Kidnapped - In the name of Allah

  

The black and white newspaper photograph of the young full faced Gilad Shalit sat on the top corner of our fridge for almost the entire time he was in captivity. It made its way across the ocean from Australia with us the year we made Aliyah. I kept it there as a reminder to hold him in my conscience each day and as a sign of my solidarity with his parent’s efforts to have him released. I also wanted my children to hold him in their conscience as they went on with their daily lives. He became a symbol of my belief that even if God would not do the right thing, we, the Jewish people, would.  Of course my simplification of God as ‘fixer of all things wrong in the world’ was childish but it expressed something of the emotive nature of my mothering empathy. 
I looked at that picture on our fridge often and I cried. I felt his mother’s pain, her profound suffering and the great depth of her ever open wound, and I imagined the fear, frustration and torment suffered by this young man whose youth had been robbed. Of course back then, we still didn’t really know if he was even alive, but we prayed in our hearts, our communities and our synagogues, for everyone’s sake, that he was.
Amidst political pressure, but never the less, in the end we came through with a painful and dangerous exchange, one thousand and twenty seven prisoners, of which two hundred and eighty were serving life sentences for perpetrating and planning terrorist attacks; in exchange for our one precious boy. For the sake of balance, even if we assume the rest had been unfairly arrested for petty crimes they did not commit, two hundred and eighty prisoners directly involved in the plotting and killing of Israeli citizens is still an enormous statement of Israel’s willingness to go to extreme lengths to save one of its children.
So it struck me as no great tragedy and it came as no surprise when Al-Jabari was assassinated. He was after all the military leader of Hamas, a driving force behind the kidnapping of Shalit and the operational head of Hamas’s military wing during the second intifada. He was directly responsible for the death of hundreds.  He was a violence inciting, hate-fueling fundamentalist, with blood on his hands. Even though Gershon Baskin (a negotiator for the release of Shalit) claims more recently that Al-Jabari “saw the need for a new strategy and was prepared to agree to a long-term cease-fire,” an opportunity denied him by what Baskin claims was a ‘strategic error’ on Israel’s part, I am sure Israeli intelligence had their justifications for the assassination and I as a Jewish mother living in Israel, have mine.

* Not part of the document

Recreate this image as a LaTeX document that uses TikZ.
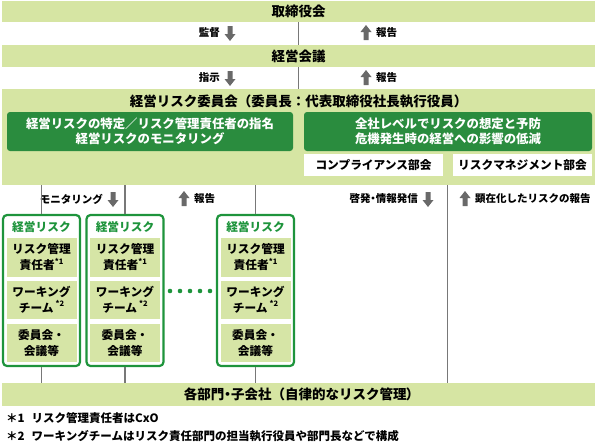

I recently watched an ‘Intelligence Squared’ debate that posed the statement: Islam is a Religion of Peace. On the team for the proposition, was the English educated Jihad reformist, now peace activist Maajid Nawaz, who claims what he calls ‘Islamism’ to be a fascist ideology. He claims Islam has been hijacked by fundamentalism and it needs to be reclaimed and redefined by the peace loving moderate Muslim majority. Still I found it absurd that he opened his argument saying, “There is no excuse for suicide bombers, even inside Israel.”  What does he mean, even inside Israel? I’m sure he would be the first to admit that he ‘even ‘has Jewish friends. How liberal of him, to defend Islam as a religion of peace while at the same time isolating ‘Israel’ from the rest of the world in terms of its citizens rights to live in peace. 
One of the interesting issues that came up in the debate was Islam’s lack of an agreed upon clergy or hierarchy. It is generally agreed that the chief Rabbinate of Israel is the authoritative religious and spiritual voice of the Jewish people. Yet Islam has a myriad of ‘leaders’ including Egyptian born Islamic theologian, Al Qaeda’s al Zawahiri who recently put out a two hour video calling on “every free and honorable (person) in Egypt to participate in every protest against the Israeli Embassy, against the peace treaty with Israel, against the Israeli occupation of Palestinian land, and against every siege of Gaza…" and of course for "all Muslims to kidnap westeners."
I am certain the majority of the three million Muslims living in America, or even the two hundred million Muslims living in Indonesia, do not see al Zawahiri as their leader, but I am also certain that his call to “all Muslims to kidnap westerner’s” is enough to inspire even one or two of the millions of fanatical Islamic Jihadists living in the middle east to attempt to do so and perhaps the assassination of Al-Jabari might act as a deterrence.
To me the Gilad Shalit kidnapping, was symbolic of the enormous schism between the morality and the cultural mentality of western and Islamic leadership. Imagine if the Pope put out a call for all Christains to kidnap Asians, or if the chief rabbi of California put out a call for all Jews to kidnap Mormans, it’s actually laughable, except that it’s not. This enormous difference in mentality can be summed up by the brilliant words of Wafa Sultan, the Syrian born doctor, political activist and writer, who said, no Jew has ever blown themselves up in a German restaurant. Call it a clash of civilizations, call it the fight of good against evil, call it a profound waste of human life or simply the evolution of mankind, in the end, I simply don’t want another child’s photograph sitting on my fridge, I simply could not bear it.